Why we should be thinking of refugee children this International Migrants Day

By Andrew Hamilton SJ

18 December 2016

 

This year international migrant’s day, held on December 18, has called for children to be released from detention. It is appropriate that an event held in the shadow of Christmas should advocate for children. For they lie at the heart of Christmas.

The Christmas story relates the birth of a baby insignificant enough to be born in a paddock. It evokes the tenderness, wonder and hope that touches us in the birth of a child.  It is a story of gift and of love. The celebration of Christmas is often focused on recreating for little children the sense of wonder and gift, sometimes done awkwardly through the arrival of Santa Claus. And more movingly in refugee camps where children are wide-eyed in a bamboo church become a universe of stars and angels made from blue plastic, blue bottle tops and silver foil from packets of chips, or in barrios where parents go hungry to provide unexpected treats for their children.

The insistence in the Gospel stories on the obligation to respect and nurture children is not exclusive to Christians. It is echoed in the attention to children and concern for their growth into responsible adults shared by other religions and cultures. Neglect and wanton cruelty to children and neglect are commonly seen as inexcusable.

This Christmas time the children in public view are those held in detention on Nauru and in immigration detention centres, and those involved in carjacking, armed robbery and affray. The focus on child crime has been contemporaneous with, and perhaps influenced by, drive by shootings and other public violence by adult criminals.

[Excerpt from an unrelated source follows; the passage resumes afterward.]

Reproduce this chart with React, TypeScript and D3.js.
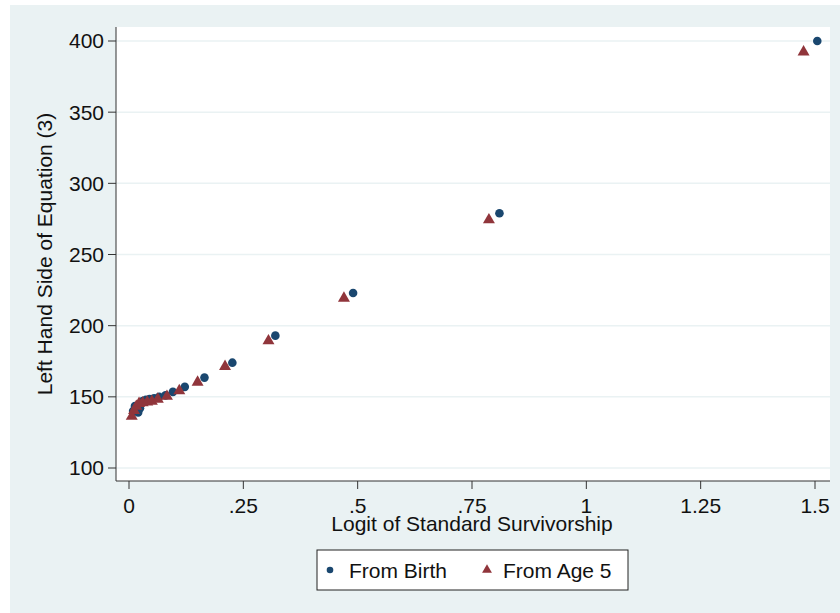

When set against the invitation of Christmas to look children compassionately in the eye, the practice of detaining innocent children cannot but seem repugnant. It is the mark of an indecent society. In detention children lose their natural trust and confidence, their growth stunted by anxious introspection. Their lives are blighted by their parents’ humiliation and mental illness. When they are so punished in order to send messages, their detention can only be described as obscene.

The anxiety about youth crime that has gripped Victoria is more complex. That is because all the people affected by the crime and must be seen as human beings, not as criminals or victims. The elderly people shaken by a bashing and carjacking matter, as do their children and friends whose secure world has been made precarious. The fifteen year old children, affected by ice, who bashed them and stole their car matter, too.  And all those in a society, which relies on the trust that people will be safe and that the rule of law will be effective, also matter.

Because of this complexity the response to children who commit crimes must be thought through.  The enemy of reason is passion, often inflamed by the media, which sees the offending children as monsters who must be locked up and treated harshly in prison with no help to enter society again after their release.

A reasoned response requires us to study the extent of the criminal activity, the background of the child offenders which may have contributed to their actions, to discourage and apprehend the perpetrators, and to deal with them in a way that will contribute to the safety of society and help them integrate with society and make a contribution to it.

In the current situation many of the crimes have been committed by relatively few young people, some of whom are of African origin. It can be presumed that the perpetrators come from relatively few disadvantaged geographical regions. This should make effective policing easier, and also to identify the steps to be taken to deal with the social factors that contribute to their offending.

What is not helpful is to treat children as responsible adults, regard imprisonment as anything but a last resort, impose fixed sentences and limit parole, and exaggerate the extent of the criminal behaviour, or to regard the behaviour as exclusively or predominantly a police matter to be solved by expanding the number of police available.  This approach will simply harden children’s attitudes, make them less likely to connect with society and eventually fill adult jails.

A reasoned approach will mean looking at the places where they grow, the disadvantage which has afflicted many of these children, establishing long-term programs to work with parents who are disadvantaged and helping children to make connections with society through education, social activities and access to community health services.  It means working intensively with the young people who need to be placed in care in order to protect society to help them integrate in society.

Children are our future and the face of our society.  A decent society will never give up on them nor regard them as dispensable.